**Your objective**:
Pictures stay out. Extract the lines below from the first one through the line with "plt.rcParams['mathtext.fontset'] = 'stix'", both included.

Stored items from a collection
* * * * * * *

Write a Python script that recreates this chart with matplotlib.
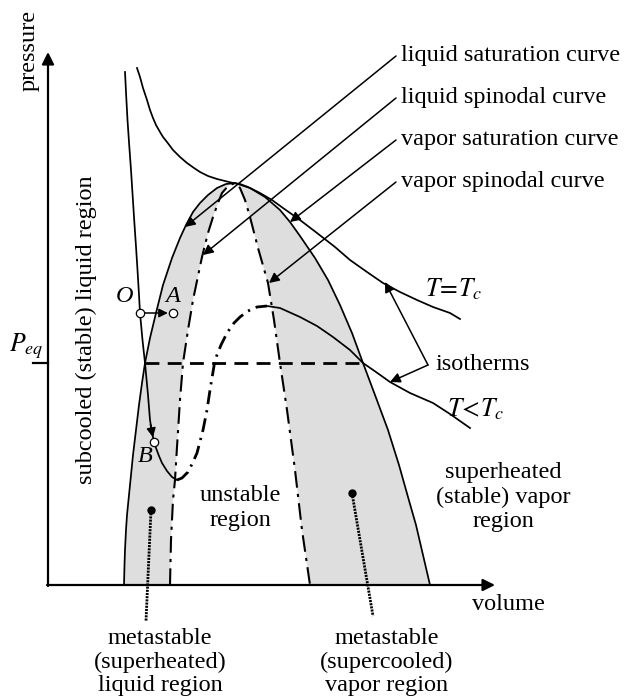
import matplotlib
matplotlib.use("Agg")
import matplotlib.pyplot as plt
import numpy as np

plt.rcParams['font.family'] = ['Liberation Serif', 'DejaVu Serif']
plt.rcParams['mathtext.fontset'] = 'stix'

# ---- curve data (schematic; x = volume-ish, y = pressure-ish in px) ----
dome_x = [124, 124.5, 125, 126, 127, 129, 131, 133, 136, 139, 142, 145, 150, 156, 163, 168, 172, 176, 180,
          186, 193, 200, 208, 217, 226, 235,
          250, 265, 280, 290, 300, 315, 328, 340, 352, 363, 375, 388, 399, 408, 416, 423, 430]
dome_y = [585, 565, 550, 530, 515, 495, 475, 455, 430, 405, 383, 363, 338, 313, 285, 270, 258, 248, 238,
          225, 212, 203, 195, 188, 184, 183,
          188, 197, 210, 222, 236, 258, 280, 305, 333, 363, 395, 430, 465, 497, 525, 555, 585]

spin_x = [170, 171, 173, 175, 177, 180, 183, 188, 193, 202, 208, 213, 218, 222, 228, 235,
          240, 245, 250, 258, 268, 274, 280, 287, 295, 302, 310]
spin_y = [585, 540, 500, 480, 447, 400, 363, 330, 300, 257, 233, 217, 203, 193, 186, 183,
          188, 200, 217, 248, 283, 320, 363, 410, 470, 530, 585]

tc_x = [137, 140, 143, 147, 150, 153, 156, 160, 163, 167, 170, 173, 180, 187, 194, 200, 208, 217, 225, 233,
        240, 248, 260, 272, 283, 300, 317, 335, 350, 367, 383, 400, 417, 433, 450, 460]
tc_y = [68, 77, 88, 100, 110, 118, 125, 132, 137, 142, 146, 150, 157, 163, 168, 172, 176, 179, 181, 183,
        184, 187, 193, 200, 208, 220, 233, 247, 260, 272, 283, 292, 300, 307, 313, 319]

iso_left_x = [125, 126.2, 127.5, 129.2, 131, 132.6, 134.2, 135.9, 137.5, 139, 140, 142.5, 145, 148, 150,
              152, 154, 156, 159, 162, 167, 172, 177]
iso_left_y = [72, 96, 120, 145, 170, 195, 220, 245, 270, 295, 313, 340, 363, 395, 420,
              432, 442, 448, 456, 463, 471, 477, 480]

iso_loop_x = [177, 182, 188, 193, 197, 203, 207, 210, 215, 221, 227, 234, 240, 248, 257, 267]
iso_loop_y = [480, 478, 472, 462, 453, 430, 410, 390, 360, 345, 333, 323, 317, 311, 307, 306]

iso_right_x = [267, 280, 300, 317, 333, 350, 363, 376, 390, 410, 433, 450, 470]
iso_right_y = [306, 308, 317, 326, 337, 350, 363, 372, 382, 393, 403, 414, 428]

p_eq_y = 363
p_eq_x = [145, 363]

curve_labels = ["liquid saturation curve", "liquid spinodal curve",
                "vapor saturation curve", "vapor spinodal curve"]
label_y = [56, 98, 140, 182]
label_targets = [(185, 227), (203, 255), (290, 222), (269, 283)]

fig = plt.figure(figsize=(6.24, 7.0), dpi=100)
ax = fig.add_axes([0, 0, 1, 1])
ax.set_xlim(0, 624)
ax.set_ylim(700, 0)
ax.axis('off')

FS = 17.5
LW = 1.25

# fills
ax.fill(dome_x, dome_y, color='#dedede', lw=0, zorder=1)
ax.fill(spin_x, spin_y, color='white', lw=0, zorder=2)

# dome
ax.plot(dome_x, dome_y, color='black', lw=LW, zorder=4)
# spinodal
ax.plot(spin_x, spin_y, color='black', lw=LW*1.2, ls=(0, (8, 3, 1.5, 3)), zorder=4)
# Tc isotherm
ax.plot(tc_x, tc_y, color='black', lw=LW, zorder=4)
# T<Tc isotherm
ax.plot(iso_left_x, iso_left_y, color='black', lw=LW, zorder=4)
ax.plot(iso_loop_x, iso_loop_y, color='black', lw=2.0, ls=(0, (5, 2.2, 0.8, 2.2)), zorder=4)
ax.plot(iso_right_x, iso_right_y, color='black', lw=LW, zorder=4)
# arrow along isotherm toward B
ax.annotate('', xy=(153.5, 440), xytext=(150, 422),
            arrowprops=dict(arrowstyle='-|>', color='black', lw=LW, mutation_scale=13), zorder=6)

# P_eq dashed line
ax.plot(p_eq_x, [p_eq_y, p_eq_y], color='black', lw=2.0, ls=(0, (5, 3)), zorder=5)

# axes
ax.annotate('', xy=(48, 52), xytext=(48, 586),
            arrowprops=dict(arrowstyle='-|>', color='black', lw=1.6, mutation_scale=18, shrinkA=0, shrinkB=0))
ax.annotate('', xy=(495, 585), xytext=(47, 585),
            arrowprops=dict(arrowstyle='-|>', color='black', lw=1.6, mutation_scale=18, shrinkA=0, shrinkB=0))
ax.plot([33, 48], [p_eq_y, p_eq_y], color='black', lw=1.6)

ax.text(29, 50, 'pressure', rotation=90, ha='center', va='center', fontsize=FS)
ax.text(508, 604, 'volume', ha='center', va='center', fontsize=FS)
ax.text(26, 346, r'$P_{eq}$', ha='center', va='center', fontsize=FS + 1)
ax.text(86, 330, 'subcooled (stable) liquid region', rotation=90, ha='center', va='center', fontsize=FS)

# curve labels with leader arrows
for lab, ly, tgt in zip(curve_labels, label_y, label_targets):
    ax.text(401, ly, lab, ha='left', va='center', fontsize=FS)
    ax.annotate('', xy=tgt, xytext=(396, ly),
                arrowprops=dict(arrowstyle='-|>', color='black', lw=1.1, mutation_scale=15,
                                shrinkA=0, shrinkB=0), zorder=7)

# isotherm labels
ax.text(454, 289, r'$T\!=\!T_{c}$', ha='center', va='center', fontsize=FS + 1)
ax.text(476, 409, r'$T\!<\!T_{c}$', ha='center', va='center', fontsize=FS + 1)
ax.text(436, 365, 'isotherms', ha='left', va='center', fontsize=FS)
ax.annotate('', xy=(385, 282), xytext=(428, 365),
            arrowprops=dict(arrowstyle='-|>', color='black', lw=1.1, mutation_scale=15, shrinkA=0, shrinkB=0), zorder=7)
ax.annotate('', xy=(390, 382), xytext=(428, 365),
            arrowprops=dict(arrowstyle='-|>', color='black', lw=1.1, mutation_scale=15, shrinkA=0, shrinkB=0), zorder=7)

# points O, A, B
ax.annotate('', xy=(172, 313), xytext=(140, 313),
            arrowprops=dict(arrowstyle='-|>', color='black', lw=1.1, mutation_scale=13, shrinkA=3, shrinkB=3), zorder=7)
for (px, py) in [(140, 313), (173, 313), (154, 442)]:
    ax.plot(px, py, 'o', ms=6, mfc='white', mec='black', mew=0.9, zorder=8)
ax.text(125, 297, 'O', ha='center', va='center', fontsize=FS, style='italic')
ax.text(173, 297, 'A', ha='center', va='center', fontsize=FS, style='italic')
ax.text(145, 456, 'B', ha='center', va='center', fontsize=FS, style='italic')

# region labels
ax.text(240, 508, 'unstable\nregion', ha='center', va='center', fontsize=FS, linespacing=1.22)
ax.text(503, 497, 'superheated\n(stable) vapor\nregion', ha='center', va='center', fontsize=FS, linespacing=1.2)
ax.text(160, 662, 'metastable\n(superheated)\nliquid region', ha='center', va='center', fontsize=FS, linespacing=1.13)
ax.text(387, 662, 'metastable\n(supercooled)\nvapor region', ha='center', va='center', fontsize=FS, linespacing=1.13)

# metastable leaders
ax.plot([151, 146], [510, 621], color='black', lw=2.0, ls=(0, (0.75, 0.4)), zorder=7)
ax.plot(151, 510, 'o', ms=5, color='black', zorder=8)
ax.plot([352, 373], [493, 616], color='black', lw=2.0, ls=(0, (0.75, 0.4)), zorder=7)
ax.plot(352, 493, 'o', ms=5, color='black', zorder=8)

fig.savefig('out.png', dpi=100)
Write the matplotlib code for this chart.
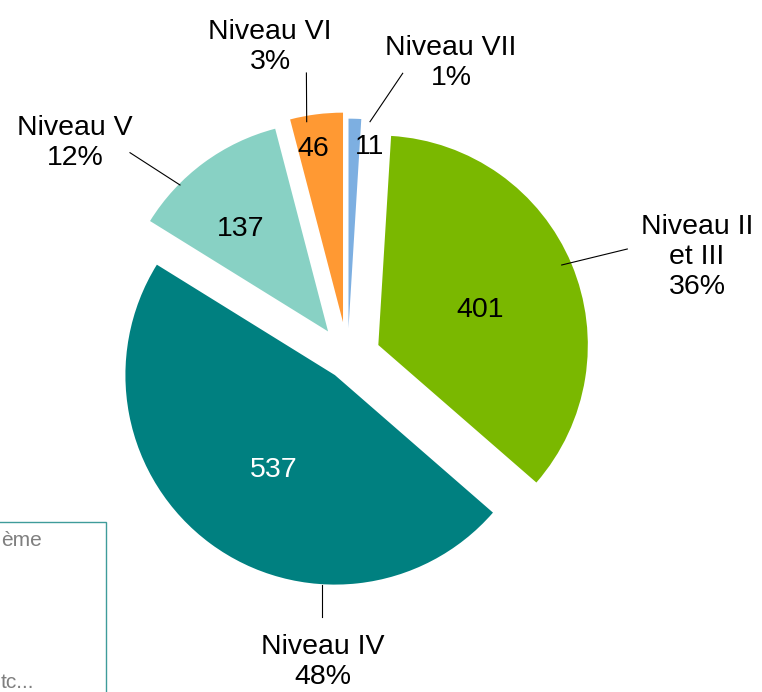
import matplotlib
matplotlib.use('Agg')
import matplotlib.pyplot as plt
from matplotlib.patches import Rectangle

# ---- data ----
categories = ['Niveau II\net III', 'Niveau IV', 'Niveau V', 'Niveau VI', 'Niveau VII']
counts = [401, 537, 137, 46, 11]
percent_labels = ['36%', '48%', '12%', '3%', '1%']

# ---- styles / layout ----
colors = ['#7AB800', '#008080', '#88D1C4', '#FF9933', '#7DAFE1']
explode_frac = [0.159, 0.102, 0.157, 0.172, 0.142]   # fraction of radius
value_colors = ['black', 'white', 'black', 'black', 'black']

W, H = 762, 692
FONT = 'Liberation Sans'
FS = 20.5
RADIUS = 209.5

def Y(y):  # image-style y (top=0) to axes y
    return H - y

value_pos = [(480.5, 310), (273.5, 470), (241, 229), (313, 149), (370, 147)]
label_pos = [(697, 257), (323, 662), (75, 143), (270, 47), (451, 63)]
leaders = [((561.7, 265), (627.3, 249)),
           ((321.7, 585), (321.7, 616.7)),
           ((180, 185), (130, 152.7)),
           ((306.7, 121.7), (306.4, 73)),
           ((370, 121.7), (402.7, 73.3))]

fig = plt.figure(figsize=(W / 100, H / 100), dpi=100)
ax = fig.add_axes([0, 0, 1, 1])
ax.pie(counts, colors=colors, explode=[e * RADIUS for e in explode_frac],
       startangle=86.5, counterclock=False, center=(347.6, Y(357.9)),
       radius=RADIUS, wedgeprops=dict(linewidth=0))
ax.set_xlim(0, W)
ax.set_ylim(0, H)
ax.set_aspect('equal')
ax.axis('off')

for v, (x, y), c in zip(counts, value_pos, value_colors):
    ax.text(x, Y(y), str(v), ha='center', va='center', color=c,
            fontsize=FS, family=FONT)

for cat, pct, (x, y) in zip(categories, percent_labels, label_pos):
    ax.text(x, Y(y), f"{cat}\n{pct}", ha='center', va='center', color='black',
            fontsize=FS, family=FONT, linespacing=1.2, multialignment='center')

for (x0, y0), (x1, y1) in leaders:
    ax.plot([x0, x1], [Y(y0), Y(y1)], color='black', lw=0.8)

# partially visible text box at bottom-left
ax.add_patch(Rectangle((-10, Y(700)), 116, 700 - 521.7, fill=False,
                       edgecolor='#3F9C9A', lw=1.0))
ax.text(42, Y(540), 'ème', ha='right', va='center', color='#7F7F7F',
        fontsize=15, family=FONT)
ax.text(34, Y(682), 'tc...', ha='right', va='center', color='#7F7F7F',
        fontsize=15, family=FONT)

fig.savefig('out.png', dpi=100)
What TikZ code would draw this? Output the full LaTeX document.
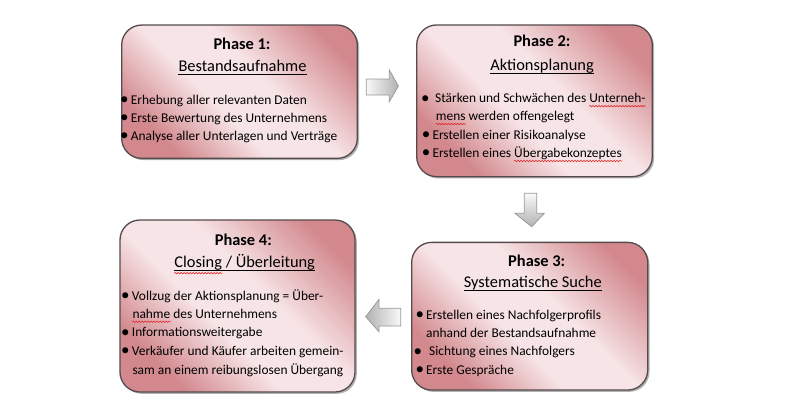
\documentclass[tikz,border=0pt]{standalone}
\usepackage{fontspec}
\setmainfont{Carlito}
\usetikzlibrary{shadows,decorations.pathmorphing}
\definecolor{boxdk}{RGB}{210,136,141}
\definecolor{boxlt}{RGB}{247,228,230}
\definecolor{boxedge}{RGB}{85,75,77}
\definecolor{wavered}{RGB}{225,40,40}
\pgfdeclarehorizontalshading{phaseshade}{100bp}{color(0bp)=(boxdk); color(26bp)=(boxdk); color(43bp)=(boxlt); color(57bp)=(boxlt); color(77bp)=(boxdk); color(100bp)=(boxdk)}
\newcommand\bulsym{\raisebox{-0.4bp}{\fontsize{17bp}{17bp}\selectfont\textbullet}}
\newcommand\bul{\llap{\bulsym\hspace{2.2bp}}}
\begin{document}
\begin{tikzpicture}[x=1bp,y=-1bp,
  phasebox/.style={draw=boxedge, line width=1.3bp, rounded corners=20bp, shading=phaseshade, shading angle=45, inner sep=0,
    drop shadow={shadow xshift=1.8bp, shadow yshift=-1.8bp, opacity=0.3, fill=black}},
  ttl/.style={anchor=base, inner sep=0, font=\fontsize{16.4bp}{20bp}\selectfont},
  itm/.style={anchor=base west, inner sep=0, font=\fontsize{13.4bp}{16bp}\selectfont},
  uln/.style={draw=black, line width=0.9bp},
  wave/.style={draw=wavered, line width=0.6bp, decorate, decoration={snake, amplitude=0.7bp, segment length=3bp}},
  blockarrow/.style={draw=gray!80, line width=0.8bp}]
\useasboundingbox (0,0) rectangle (792,415);
\fill[white] (0,0) rectangle (792,415);

% boxes
\node[phasebox, minimum width=235.6bp, minimum height=133.3bp] (b1) at (239.5,91.7) {};
\node[phasebox, minimum width=235.6bp, minimum height=151.7bp] (b2) at (534.5,100.8) {};
\node[phasebox, minimum width=236bp, minimum height=147.7bp] (b3) at (529.7,316.2) {};
\node[phasebox, minimum width=235bp, minimum height=172bp] (b4) at (237.5,306) {};

% box 1
\node[ttl] (t1a) at (242,49.3) {\textbf{Phase 1:}};
\node[ttl] (t1b) at (242.5,71.7) {Bestandsaufnahme};
\draw[uln] ([yshift=-3bp]t1b.base west) -- ([yshift=-3bp]t1b.base east);
\node[itm] (l1a) at (130.7,104) {\bul Erhebung aller relevanten Daten};
\node[itm] (l1b) at (130.7,122) {\bul Erste Bewertung des Unternehmens};
\node[itm] (l1c) at (130.7,140) {\bul Analyse aller Unterlagen und Verträge};

% box 2
\node[ttl] (t2a) at (542,46) {\textbf{Phase 2:}};
\node[ttl] (t2b) at (542,70) {Aktionsplanung};
\draw[uln] ([yshift=-3bp]t2b.base west) -- ([yshift=-3bp]t2b.base east);
\node[itm] (l2a) at (435,102.7) {\llap{\bulsym\hspace{5.5bp}}Stärken und Schwächen des Unterneh-};
\node[itm] (l2b) at (435.7,120.5) {mens werden offengelegt};
\node[itm] (l2c) at (432.3,139) {\bul Erstellen einer Risikoanalyse};
\node[itm] (l2d) at (432.3,157.5) {\bul Erstellen eines Übergabekonzeptes};
\node[itm, anchor=base east] (w2a) at (l2a.base east) {\phantom{Unterneh-}};
\node[itm] (w2b) at (l2b.base west) {\phantom{mens}};
\node[itm, anchor=base east] (w2d) at (l2d.base east) {\phantom{Übergabekonzeptes}};
\draw[wave] ([yshift=-3.5bp]w2a.base west) -- ([yshift=-3.5bp]w2a.base east);
\draw[wave] ([yshift=-3.5bp]w2b.base west) -- ([yshift=-3.5bp]w2b.base east);
\draw[wave] ([yshift=-3.5bp]w2d.base west) -- ([yshift=-3.5bp]w2d.base east);

% box 3
\node[ttl] (t3a) at (536.7,266) {\textbf{Phase 3:}};
\node[ttl] (t3b) at (532.8,287.3) {Systematische Suche};
\draw[uln] ([yshift=-3bp]t3b.base west) -- ([yshift=-3bp]t3b.base east);
\node[itm] (l3a) at (426,319.3) {\bul Erstellen eines Nachfolgerprofils};
\node[itm] (l3b) at (426,337.5) {anhand der Bestandsaufnahme};
\node[itm] (l3c) at (429,355.7) {\llap{\bulsym\hspace{7.2bp}}Sichtung eines Nachfolgers};
\node[itm] (l3d) at (426,374) {\bul Erste Gespräche};

% box 4
\node[ttl] (t4a) at (243.3,245.7) {\textbf{Phase 4:}};
\node[ttl] (t4b) at (244.7,267.7) {Closing / Überleitung};
\draw[uln] ([yshift=-3bp]t4b.base west) -- ([yshift=-3bp]t4b.base east);
\node[ttl, anchor=base west] (w4b) at (t4b.base west) {\phantom{Closing}};
\draw[wave] ([yshift=-5.5bp]w4b.base west) -- ([yshift=-5.5bp]w4b.base east);
\node[itm] (l4a) at (131.7,300) {\bul Vollzug der Aktionsplanung = Über-};
\node[itm] (l4b) at (132.3,318.3) {nahme des Unternehmens};
\node[itm] (w4n) at (l4b.base west) {\phantom{nahme}};
\draw[wave] ([yshift=-3.5bp]w4n.base west) -- ([yshift=-3.5bp]w4n.base east);
\node[itm] (l4c) at (131.7,336.7) {\bul Informationsweitergabe};
\node[itm] (l4d) at (131.7,355.5) {\bul Verkäufer und Käufer arbeiten gemein-};
\node[itm] (l4e) at (132.3,374.2) {sam an einem reibungslosen Übergang};

% block arrows
\coordinate (a1tip) at (398.3,86);
\coordinate (a2tip) at (531.7,226.7);
\coordinate (a3tip) at (365.7,316.7);
\path[blockarrow, left color=gray!5, right color=gray!60]
  (366.3,79) -- (389.3,79) -- (389.3,70) -- (a1tip) -- (389.3,101.7) -- (389.3,95) -- (366.3,95) -- cycle;
\path[blockarrow, top color=gray!5, bottom color=gray!60]
  (524.3,193.3) -- (536.7,193.3) -- (536.7,213.3) -- (544.3,213.3) -- (a2tip) -- (515,213.3) -- (524.3,213.3) -- cycle;
\path[blockarrow, right color=gray!5, left color=gray!60]
  (400.7,308.3) -- (379,308.3) -- (379,299.3) -- (a3tip) -- (379,331.7) -- (379,326) -- (400.7,326) -- cycle;
\end{tikzpicture}
\end{document}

* * * * * * *

**Result below**:
Write a Python script that recreates this chart with matplotlib.
import matplotlib
matplotlib.use("Agg")
import matplotlib.pyplot as plt
import numpy as np

plt.rcParams['font.family'] = ['Liberation Serif', 'DejaVu Serif']
plt.rcParams['mathtext.fontset'] = 'stix'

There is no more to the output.